Establishing Protestantism in England
Perhaps the most profound transformation during Edward's reign was the decisive move of the Church of England towards a recognizably Protestant identity. While his father, Henry VIII, had severed the link with Rome, he had maintained many Catholic doctrines and ceremonies. Edward, however, took a keen personal interest in religious matters and actively promoted further reform. Under his influence and the guidance of his regents, Protestantism was unequivocally established for the first time in England. Key reforms included:
- The **abolition of clerical celibacy**, allowing priests to marry.
- The **removal of the Mass** (Catholic communion service) and its replacement with new Protestant forms of communion.
- The **imposition of compulsory services in English**, most notably through the introduction of the **Book of Common Prayer** (first in 1549, revised in 1552), which standardized liturgy and made it accessible to the common populace.

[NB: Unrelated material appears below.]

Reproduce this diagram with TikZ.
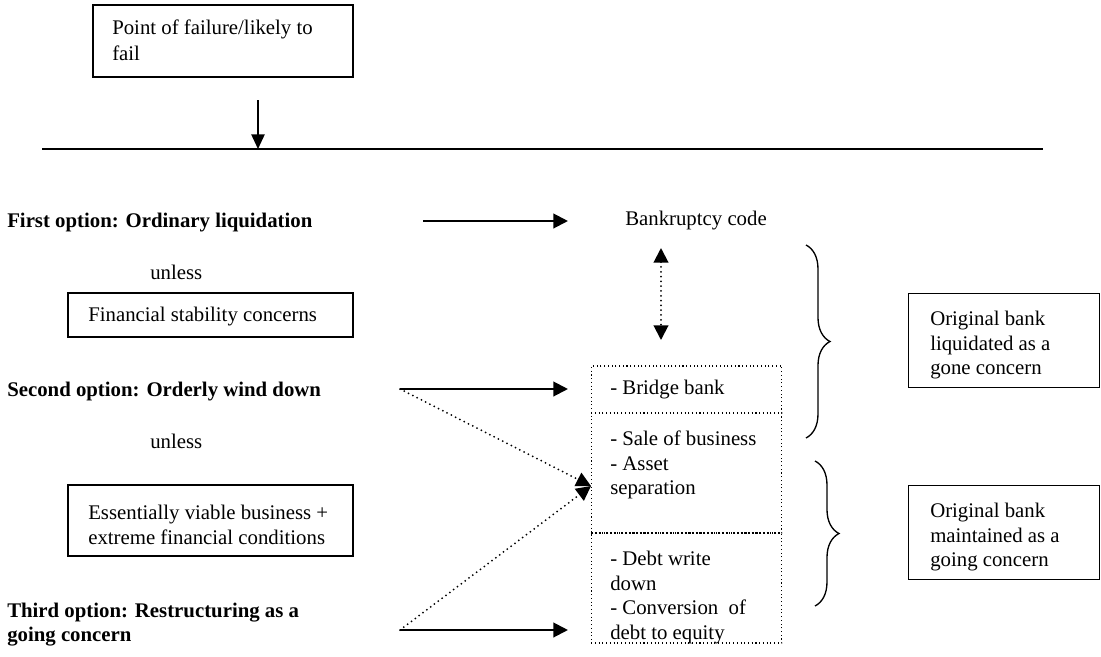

- The **destruction of religious images** and the confiscation of chantry lands, further dismantling Catholic practices and institutions.
Succession Crisis and Legacy
In February 1553, at the age of 15, Edward VI fell gravely ill, likely from tuberculosis. As his sickness was discovered to be terminal, he and his council recognized the urgent need to secure a Protestant succession. To prevent the country's return to Catholicism, which would occur if his half-sister Mary, a devout Catholic, ascended the throne, Edward meticulously drew up a "Devise for the Succession." This plan controversially named his first cousin once removed, Lady Jane Grey, as his heir, explicitly excluding his half-sisters, Mary and Elizabeth, from the line of succession based on their illegitimacy under Protestant law or their religious beliefs. However, this decision was highly disputed following Edward's death on 6 July 1553. Lady Jane Grey's nine-day reign as queen quickly collapsed, and she was deposed by Mary. Queen Mary I, a staunch Catholic, subsequently reversed Edward's Protestant reforms during her reign, though many of these changes were later restored by Elizabeth I in 1559, establishing the Elizabethan Religious Settlement that shaped the Church of England for centuries.
Frequently Asked Questions about Edward VI
- Who ruled England during Edward VI's minority?
- During Edward VI's minority, England was governed by a regency council, initially led by his uncle Edward Seymour, 1st Duke of Somerset, and later by John Dudley, 1st Earl of Warwick (who became Duke of Northumberland).
- What was Edward VI's significance in the English Reformation?
- Edward VI was significant as the first English monarch raised as a Protestant. Under his reign, England moved decisively towards Protestantism with reforms such as the abolition of clerical celibacy, the removal of the Mass, and the compulsory use of English services and the Book of Common Prayer.
- Why did Edward VI attempt to alter the succession?
- Edward VI attempted to alter the succession through his "Devise for the Succession" to prevent the return of Catholicism to England. He excluded his half-sisters Mary and Elizabeth, naming Lady Jane Grey as his heir, to ensure a Protestant monarch would succeed him.